◆ **WORK TO BE COMPLETED**: Leave out the pictures, then output the lines of the records below from the first through the one containing "return fig.add_axes([x0 /".

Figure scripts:

++++++

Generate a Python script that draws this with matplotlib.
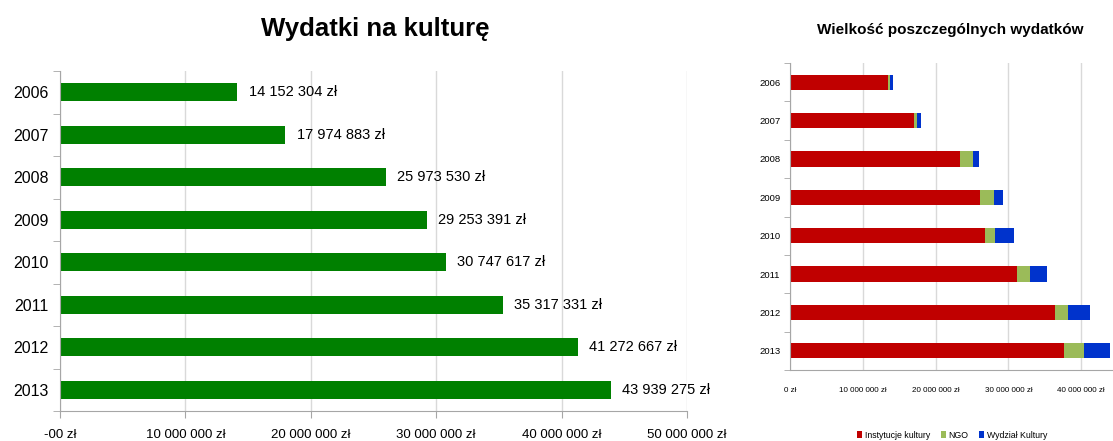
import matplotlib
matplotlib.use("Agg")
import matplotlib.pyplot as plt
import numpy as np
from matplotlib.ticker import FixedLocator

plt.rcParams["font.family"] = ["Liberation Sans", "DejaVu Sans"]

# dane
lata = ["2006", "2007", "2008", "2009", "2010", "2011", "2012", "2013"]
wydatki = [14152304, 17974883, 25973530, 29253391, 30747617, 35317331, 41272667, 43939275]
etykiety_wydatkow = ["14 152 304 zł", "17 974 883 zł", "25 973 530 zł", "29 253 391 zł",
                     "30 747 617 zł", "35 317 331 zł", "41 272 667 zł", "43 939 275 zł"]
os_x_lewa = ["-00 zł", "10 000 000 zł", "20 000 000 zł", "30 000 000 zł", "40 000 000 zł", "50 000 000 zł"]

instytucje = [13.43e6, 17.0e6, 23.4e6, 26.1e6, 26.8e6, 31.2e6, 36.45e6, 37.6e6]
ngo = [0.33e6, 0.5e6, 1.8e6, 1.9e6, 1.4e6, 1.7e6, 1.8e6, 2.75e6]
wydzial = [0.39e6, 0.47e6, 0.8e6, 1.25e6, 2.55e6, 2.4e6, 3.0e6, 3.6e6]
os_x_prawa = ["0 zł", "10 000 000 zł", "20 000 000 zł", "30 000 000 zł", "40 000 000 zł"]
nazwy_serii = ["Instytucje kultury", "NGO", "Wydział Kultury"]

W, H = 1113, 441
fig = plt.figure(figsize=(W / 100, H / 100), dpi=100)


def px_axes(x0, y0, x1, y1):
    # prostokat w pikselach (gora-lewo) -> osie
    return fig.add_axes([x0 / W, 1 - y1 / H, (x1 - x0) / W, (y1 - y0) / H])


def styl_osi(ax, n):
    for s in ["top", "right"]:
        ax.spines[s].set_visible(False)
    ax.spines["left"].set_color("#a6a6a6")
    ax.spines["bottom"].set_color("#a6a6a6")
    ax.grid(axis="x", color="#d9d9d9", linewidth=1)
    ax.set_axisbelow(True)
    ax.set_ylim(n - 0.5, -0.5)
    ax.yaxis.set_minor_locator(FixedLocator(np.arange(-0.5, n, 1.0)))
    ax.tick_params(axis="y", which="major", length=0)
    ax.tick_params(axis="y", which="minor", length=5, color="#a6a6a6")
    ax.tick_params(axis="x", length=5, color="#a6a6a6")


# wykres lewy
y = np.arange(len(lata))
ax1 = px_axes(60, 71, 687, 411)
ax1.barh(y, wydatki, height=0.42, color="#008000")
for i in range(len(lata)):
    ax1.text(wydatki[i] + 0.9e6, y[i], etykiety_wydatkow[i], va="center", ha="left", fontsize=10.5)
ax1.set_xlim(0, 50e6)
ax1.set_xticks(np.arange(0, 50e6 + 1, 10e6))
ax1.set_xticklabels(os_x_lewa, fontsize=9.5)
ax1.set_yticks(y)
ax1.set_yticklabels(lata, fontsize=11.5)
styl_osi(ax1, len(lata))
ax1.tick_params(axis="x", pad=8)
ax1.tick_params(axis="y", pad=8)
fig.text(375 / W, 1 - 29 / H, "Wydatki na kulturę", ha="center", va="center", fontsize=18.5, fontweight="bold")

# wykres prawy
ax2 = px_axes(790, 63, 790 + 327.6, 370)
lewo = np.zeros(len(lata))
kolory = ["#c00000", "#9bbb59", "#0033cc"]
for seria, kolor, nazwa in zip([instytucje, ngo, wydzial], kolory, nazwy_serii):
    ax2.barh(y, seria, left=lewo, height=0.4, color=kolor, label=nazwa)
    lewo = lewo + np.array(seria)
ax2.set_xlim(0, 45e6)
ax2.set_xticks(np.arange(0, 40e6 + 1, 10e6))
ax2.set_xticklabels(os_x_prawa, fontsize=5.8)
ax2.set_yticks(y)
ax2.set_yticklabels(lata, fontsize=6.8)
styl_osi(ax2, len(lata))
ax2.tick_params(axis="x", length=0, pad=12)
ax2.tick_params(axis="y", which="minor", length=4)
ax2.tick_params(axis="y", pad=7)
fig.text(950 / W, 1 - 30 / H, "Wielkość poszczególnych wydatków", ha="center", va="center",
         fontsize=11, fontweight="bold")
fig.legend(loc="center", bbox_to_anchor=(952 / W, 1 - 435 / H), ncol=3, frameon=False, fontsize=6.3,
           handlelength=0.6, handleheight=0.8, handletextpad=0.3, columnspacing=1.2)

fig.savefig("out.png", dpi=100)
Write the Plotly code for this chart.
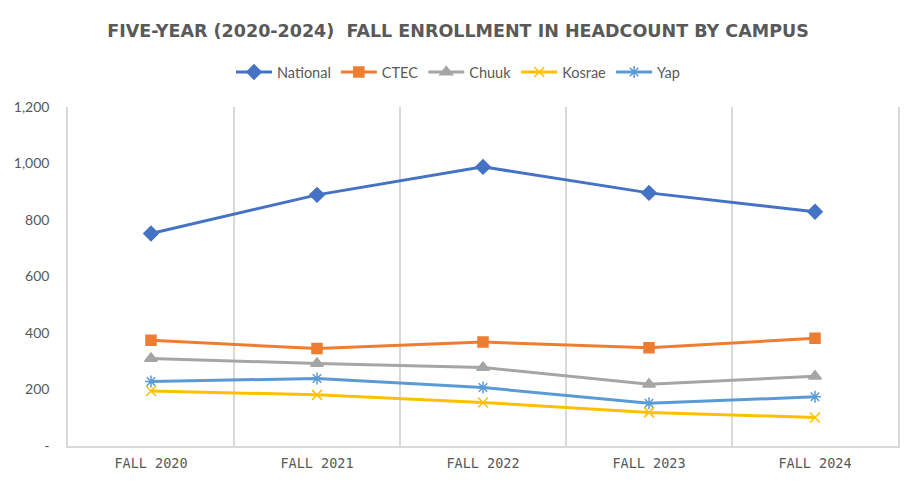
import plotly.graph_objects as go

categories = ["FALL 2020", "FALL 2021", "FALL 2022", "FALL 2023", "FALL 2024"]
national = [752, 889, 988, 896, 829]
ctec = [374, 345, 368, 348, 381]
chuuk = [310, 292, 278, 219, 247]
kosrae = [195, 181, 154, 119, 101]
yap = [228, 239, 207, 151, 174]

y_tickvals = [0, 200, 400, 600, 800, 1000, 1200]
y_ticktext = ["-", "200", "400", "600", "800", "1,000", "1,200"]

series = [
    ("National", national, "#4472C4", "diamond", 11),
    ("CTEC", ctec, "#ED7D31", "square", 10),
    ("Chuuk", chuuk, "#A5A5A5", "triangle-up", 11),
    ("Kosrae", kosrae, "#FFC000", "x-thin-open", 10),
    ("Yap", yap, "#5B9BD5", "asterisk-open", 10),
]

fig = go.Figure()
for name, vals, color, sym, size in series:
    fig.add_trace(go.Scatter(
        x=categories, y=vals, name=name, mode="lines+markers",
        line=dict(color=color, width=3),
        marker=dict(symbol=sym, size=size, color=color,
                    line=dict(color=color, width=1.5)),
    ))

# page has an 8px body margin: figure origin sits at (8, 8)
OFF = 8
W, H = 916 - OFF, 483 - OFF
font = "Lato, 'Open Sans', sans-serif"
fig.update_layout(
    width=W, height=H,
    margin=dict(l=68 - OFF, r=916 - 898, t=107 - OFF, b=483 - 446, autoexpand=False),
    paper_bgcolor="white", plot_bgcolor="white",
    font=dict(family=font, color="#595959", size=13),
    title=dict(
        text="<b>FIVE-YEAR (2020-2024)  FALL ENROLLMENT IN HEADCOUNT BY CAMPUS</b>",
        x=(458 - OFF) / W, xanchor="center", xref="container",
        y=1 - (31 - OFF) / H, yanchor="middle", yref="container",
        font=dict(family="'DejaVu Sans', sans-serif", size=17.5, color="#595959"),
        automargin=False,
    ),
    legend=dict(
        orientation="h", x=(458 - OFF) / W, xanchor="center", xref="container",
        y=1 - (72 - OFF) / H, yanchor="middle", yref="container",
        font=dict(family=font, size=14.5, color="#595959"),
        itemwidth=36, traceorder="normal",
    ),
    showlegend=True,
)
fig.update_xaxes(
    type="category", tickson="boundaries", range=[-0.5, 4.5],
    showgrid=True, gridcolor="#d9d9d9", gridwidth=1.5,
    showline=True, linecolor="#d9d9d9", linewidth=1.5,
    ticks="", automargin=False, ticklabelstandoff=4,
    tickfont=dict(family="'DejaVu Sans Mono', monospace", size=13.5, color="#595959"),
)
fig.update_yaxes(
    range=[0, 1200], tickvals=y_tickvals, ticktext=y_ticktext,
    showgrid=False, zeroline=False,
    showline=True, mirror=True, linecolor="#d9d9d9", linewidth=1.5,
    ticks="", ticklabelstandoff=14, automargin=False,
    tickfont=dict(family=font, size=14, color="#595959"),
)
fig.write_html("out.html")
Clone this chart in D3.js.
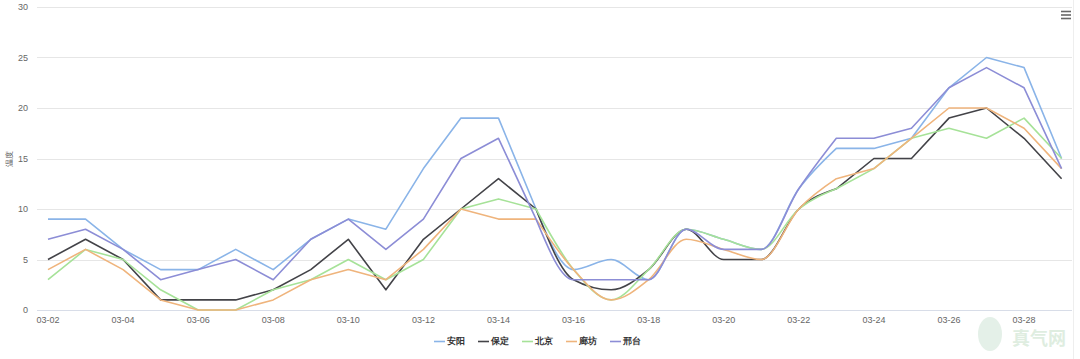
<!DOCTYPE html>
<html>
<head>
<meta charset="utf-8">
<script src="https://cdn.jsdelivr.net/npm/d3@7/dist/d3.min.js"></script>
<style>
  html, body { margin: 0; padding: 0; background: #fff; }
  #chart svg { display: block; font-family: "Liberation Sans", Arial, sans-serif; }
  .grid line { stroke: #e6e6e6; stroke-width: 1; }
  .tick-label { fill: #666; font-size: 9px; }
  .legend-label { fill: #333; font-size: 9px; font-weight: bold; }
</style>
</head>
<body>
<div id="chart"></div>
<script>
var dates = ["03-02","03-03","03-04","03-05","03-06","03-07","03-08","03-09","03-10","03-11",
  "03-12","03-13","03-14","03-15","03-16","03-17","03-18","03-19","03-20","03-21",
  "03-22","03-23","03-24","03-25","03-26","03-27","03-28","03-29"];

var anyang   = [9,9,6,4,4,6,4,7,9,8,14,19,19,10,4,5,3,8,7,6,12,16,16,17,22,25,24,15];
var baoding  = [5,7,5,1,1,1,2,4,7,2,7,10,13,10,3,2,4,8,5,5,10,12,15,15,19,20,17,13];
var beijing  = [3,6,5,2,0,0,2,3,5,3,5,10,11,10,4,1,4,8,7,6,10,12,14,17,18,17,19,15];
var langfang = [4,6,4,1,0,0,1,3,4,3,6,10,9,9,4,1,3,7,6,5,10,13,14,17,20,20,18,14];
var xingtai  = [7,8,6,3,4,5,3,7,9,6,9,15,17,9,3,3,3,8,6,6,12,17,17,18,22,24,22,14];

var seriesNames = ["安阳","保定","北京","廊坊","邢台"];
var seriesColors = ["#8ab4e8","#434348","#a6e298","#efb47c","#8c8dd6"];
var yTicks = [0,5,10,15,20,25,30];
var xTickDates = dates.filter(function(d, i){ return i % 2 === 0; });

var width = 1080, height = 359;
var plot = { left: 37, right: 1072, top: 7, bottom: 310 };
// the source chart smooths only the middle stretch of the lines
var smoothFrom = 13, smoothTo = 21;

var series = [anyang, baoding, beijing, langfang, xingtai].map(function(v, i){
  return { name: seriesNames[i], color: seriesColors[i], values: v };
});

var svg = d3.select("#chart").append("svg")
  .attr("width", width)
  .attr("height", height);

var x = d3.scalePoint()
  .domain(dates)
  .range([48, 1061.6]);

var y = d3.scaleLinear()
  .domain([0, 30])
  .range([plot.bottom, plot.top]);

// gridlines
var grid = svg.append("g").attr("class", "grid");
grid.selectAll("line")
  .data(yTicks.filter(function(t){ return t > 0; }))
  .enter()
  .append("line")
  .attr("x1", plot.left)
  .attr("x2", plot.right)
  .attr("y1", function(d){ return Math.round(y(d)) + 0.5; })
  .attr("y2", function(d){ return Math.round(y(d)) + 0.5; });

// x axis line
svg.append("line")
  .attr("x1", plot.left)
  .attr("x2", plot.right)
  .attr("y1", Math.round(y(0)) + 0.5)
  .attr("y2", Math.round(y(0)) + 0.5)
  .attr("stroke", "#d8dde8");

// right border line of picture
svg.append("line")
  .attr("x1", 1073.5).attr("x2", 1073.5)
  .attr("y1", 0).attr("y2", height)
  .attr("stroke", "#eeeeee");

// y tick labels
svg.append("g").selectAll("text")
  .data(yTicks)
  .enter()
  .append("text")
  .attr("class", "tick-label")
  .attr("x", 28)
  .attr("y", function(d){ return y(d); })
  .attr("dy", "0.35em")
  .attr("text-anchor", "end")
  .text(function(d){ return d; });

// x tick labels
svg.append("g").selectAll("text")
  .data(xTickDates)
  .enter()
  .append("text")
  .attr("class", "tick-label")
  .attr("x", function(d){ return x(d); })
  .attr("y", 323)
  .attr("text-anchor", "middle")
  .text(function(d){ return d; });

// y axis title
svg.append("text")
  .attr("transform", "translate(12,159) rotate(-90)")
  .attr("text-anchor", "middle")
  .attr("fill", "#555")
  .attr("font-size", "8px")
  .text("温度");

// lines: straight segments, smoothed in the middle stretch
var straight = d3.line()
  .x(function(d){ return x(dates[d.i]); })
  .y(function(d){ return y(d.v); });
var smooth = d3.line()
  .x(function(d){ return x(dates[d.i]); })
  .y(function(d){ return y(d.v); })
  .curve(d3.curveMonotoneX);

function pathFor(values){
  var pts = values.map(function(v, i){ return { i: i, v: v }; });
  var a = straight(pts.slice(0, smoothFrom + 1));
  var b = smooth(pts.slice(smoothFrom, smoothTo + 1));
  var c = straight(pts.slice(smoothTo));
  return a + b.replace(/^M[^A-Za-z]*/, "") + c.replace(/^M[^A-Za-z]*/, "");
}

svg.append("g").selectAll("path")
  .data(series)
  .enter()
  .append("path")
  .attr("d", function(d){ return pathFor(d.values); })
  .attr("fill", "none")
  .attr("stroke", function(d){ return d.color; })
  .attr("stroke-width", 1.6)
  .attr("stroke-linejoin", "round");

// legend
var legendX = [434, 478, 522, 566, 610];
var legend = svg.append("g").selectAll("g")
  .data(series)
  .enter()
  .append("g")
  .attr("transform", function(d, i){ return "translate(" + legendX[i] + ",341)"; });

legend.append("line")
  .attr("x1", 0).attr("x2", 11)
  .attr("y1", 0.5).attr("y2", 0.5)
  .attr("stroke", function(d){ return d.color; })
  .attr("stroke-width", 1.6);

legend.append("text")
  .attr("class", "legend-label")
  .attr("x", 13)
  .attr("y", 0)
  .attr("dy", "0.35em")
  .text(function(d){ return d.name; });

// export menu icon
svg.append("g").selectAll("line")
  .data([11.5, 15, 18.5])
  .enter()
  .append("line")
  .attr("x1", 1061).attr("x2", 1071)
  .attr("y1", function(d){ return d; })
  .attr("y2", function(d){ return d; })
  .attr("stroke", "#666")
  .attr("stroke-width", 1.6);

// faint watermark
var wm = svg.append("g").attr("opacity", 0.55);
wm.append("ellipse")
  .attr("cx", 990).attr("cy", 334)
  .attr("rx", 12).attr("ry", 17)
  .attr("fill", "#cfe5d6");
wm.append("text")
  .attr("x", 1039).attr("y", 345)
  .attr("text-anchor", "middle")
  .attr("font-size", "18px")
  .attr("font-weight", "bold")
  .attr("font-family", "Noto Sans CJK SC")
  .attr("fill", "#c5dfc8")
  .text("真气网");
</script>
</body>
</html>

++++++

◆ **TASK OUTPUT**:
Generate a Python script that draws this with matplotlib.
import matplotlib
matplotlib.use("Agg")
import matplotlib.pyplot as plt
import numpy as np
from matplotlib.ticker import FixedLocator

plt.rcParams["font.family"] = ["Liberation Sans", "DejaVu Sans"]

# dane
lata = ["2006", "2007", "2008", "2009", "2010", "2011", "2012", "2013"]
wydatki = [14152304, 17974883, 25973530, 29253391, 30747617, 35317331, 41272667, 43939275]
etykiety_wydatkow = ["14 152 304 zł", "17 974 883 zł", "25 973 530 zł", "29 253 391 zł",
                     "30 747 617 zł", "35 317 331 zł", "41 272 667 zł", "43 939 275 zł"]
os_x_lewa = ["-00 zł", "10 000 000 zł", "20 000 000 zł", "30 000 000 zł", "40 000 000 zł", "50 000 000 zł"]

instytucje = [13.43e6, 17.0e6, 23.4e6, 26.1e6, 26.8e6, 31.2e6, 36.45e6, 37.6e6]
ngo = [0.33e6, 0.5e6, 1.8e6, 1.9e6, 1.4e6, 1.7e6, 1.8e6, 2.75e6]
wydzial = [0.39e6, 0.47e6, 0.8e6, 1.25e6, 2.55e6, 2.4e6, 3.0e6, 3.6e6]
os_x_prawa = ["0 zł", "10 000 000 zł", "20 000 000 zł", "30 000 000 zł", "40 000 000 zł"]
nazwy_serii = ["Instytucje kultury", "NGO", "Wydział Kultury"]

W, H = 1113, 441
fig = plt.figure(figsize=(W / 100, H / 100), dpi=100)


def px_axes(x0, y0, x1, y1):
    # prostokat w pikselach (gora-lewo) -> osie
    return fig.add_axes([x0 / W, 1 - y1 / H, (x1 - x0) / W, (y1 - y0) / H])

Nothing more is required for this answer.